- _Task requirements_: Return the lines below exactly, from the first line to the line that contains "plt.rcParams['font.family'] = ['Liberation". Leave out pictures.

- _Recorded data_:

>>>

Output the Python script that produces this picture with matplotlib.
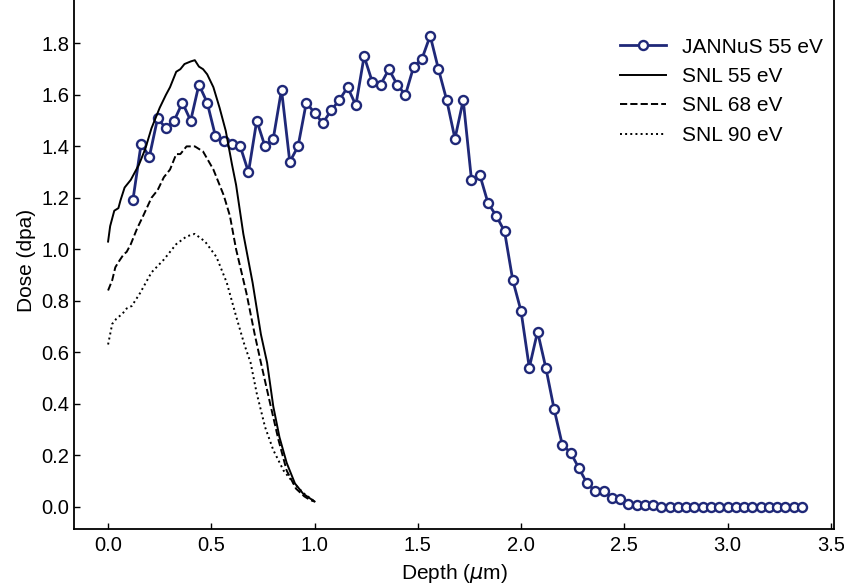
import matplotlib
matplotlib.use("Agg")
import matplotlib.pyplot as plt
import numpy as np

plt.rcParams['font.family'] = ['Liberation Sans', 'DejaVu Sans']

# JANNuS 55 eV: depth bins every 0.04 um starting at 0.12 um
jannus_depth = np.round(0.12 + 0.04 * np.arange(82), 2)
jannus_dose = [1.19, 1.41, 1.36, 1.51, 1.47, 1.50, 1.57, 1.50, 1.64, 1.57,
               1.44, 1.42, 1.41, 1.40, 1.30, 1.50, 1.40, 1.43, 1.62, 1.34,
               1.40, 1.57, 1.53, 1.49, 1.54, 1.58, 1.63, 1.56, 1.75, 1.65,
               1.64, 1.70, 1.64, 1.60, 1.71, 1.74, 1.83, 1.70, 1.58, 1.43,
               1.58, 1.27, 1.29, 1.18, 1.13, 1.07, 0.88, 0.76, 0.54, 0.68,
               0.54, 0.38, 0.24, 0.21, 0.15, 0.09, 0.06, 0.06, 0.035, 0.03,
               0.01, 0.005, 0.007, 0.007,
               0, 0, 0, 0, 0, 0, 0, 0, 0, 0, 0, 0, 0, 0, 0, 0, 0, 0]

# SNL 55 eV
snl55_depth = [0.0, 0.01, 0.02, 0.03, 0.05, 0.06, 0.08, 0.10, 0.11, 0.13,
               0.15, 0.18, 0.21, 0.25, 0.28, 0.30, 0.33, 0.35, 0.37, 0.40,
               0.42, 0.44, 0.46, 0.48, 0.51, 0.54, 0.57, 0.60, 0.62, 0.655,
               0.70, 0.74, 0.77, 0.80, 0.83, 0.865, 0.905, 0.945, 1.0]
snl55_dose = [1.03, 1.09, 1.12, 1.15, 1.16, 1.19, 1.24, 1.26, 1.27, 1.30,
              1.33, 1.39, 1.47, 1.55, 1.60, 1.63, 1.69, 1.70, 1.72, 1.73,
              1.735, 1.71, 1.70, 1.68, 1.63, 1.55, 1.46, 1.33, 1.25, 1.06,
              0.87, 0.67, 0.56, 0.39, 0.27, 0.17, 0.09, 0.05, 0.02]

# SNL 68 eV
snl68_depth = [0.0, 0.02, 0.035, 0.05, 0.075, 0.09, 0.11, 0.14, 0.17, 0.21,
               0.24, 0.27, 0.30, 0.33, 0.35, 0.38, 0.40, 0.42, 0.44, 0.46,
               0.51, 0.56, 0.59, 0.62, 0.67, 0.71, 0.74, 0.785, 0.825, 0.865,
               0.91, 0.95, 0.98, 1.0]
snl68_dose = [0.84, 0.88, 0.93, 0.95, 0.98, 0.99, 1.02, 1.08, 1.13, 1.20,
              1.23, 1.28, 1.31, 1.37, 1.37, 1.40, 1.40, 1.40, 1.39, 1.38,
              1.31, 1.21, 1.13, 1.00, 0.83, 0.67, 0.56, 0.40, 0.26, 0.14,
              0.07, 0.04, 0.025, 0.02]

# SNL 90 eV
snl90_depth = [0.0, 0.02, 0.04, 0.07, 0.09, 0.115, 0.155, 0.21, 0.27, 0.33,
               0.38, 0.42, 0.47, 0.525, 0.575, 0.62, 0.66, 0.69, 0.72, 0.76,
               0.80, 0.85, 0.90, 0.95, 1.0]
snl90_dose = [0.63, 0.71, 0.73, 0.75, 0.77, 0.78, 0.83, 0.91, 0.96, 1.02,
              1.05, 1.06, 1.03, 0.97, 0.87, 0.74, 0.63, 0.56, 0.44, 0.31,
              0.22, 0.14, 0.09, 0.05, 0.02]

fig = plt.figure(figsize=(8.44, 5.85), dpi=100)
ax = fig.add_axes([0.0877, 0.0957, 0.9005, 0.918])

navy = '#1f2878'
ax.plot(jannus_depth, jannus_dose, '-o', color=navy, lw=2.0, ms=6.5,
        mfc='white', mec=navy, mew=1.7, label='JANNuS 55 eV')
ax.plot(snl55_depth, snl55_dose, '-', color='black', lw=1.4, label='SNL 55 eV')
ax.plot(snl68_depth, snl68_dose, '--', color='black', lw=1.4, label='SNL 68 eV')
ax.plot(snl90_depth, snl90_dose, ':', color='black', lw=1.4, label='SNL 90 eV')

ax.set_xlim(-0.165, 3.516)
ax.set_ylim(-0.087, 2.0)
ax.set_xticks(np.arange(0, 3.51, 0.5))
ax.set_yticks(np.arange(0, 1.81, 0.2))
ax.tick_params(direction='in', length=4, width=1, labelsize=14.5)
ax.tick_params(axis='x', pad=5)
for s in ax.spines.values():
    s.set_linewidth(1.3)

ax.set_xlabel(r'Depth ($\mu$m)', fontsize=15, labelpad=5)
ax.set_ylabel('Dose (dpa)', fontsize=15, labelpad=4)

ax.legend(loc='upper right', bbox_to_anchor=(1.01, 0.95), frameon=False,
          fontsize=15, handlelength=2.25, handletextpad=0.75, labelspacing=0.5)

fig.savefig('out.png')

<<<

- _Full solution_:
Output the Python script that produces this picture with matplotlib.
import matplotlib
matplotlib.use("Agg")
import matplotlib.pyplot as plt
import numpy as np

plt.rcParams['font.family'] = ['Liberation Sans', 'DejaVu Sans']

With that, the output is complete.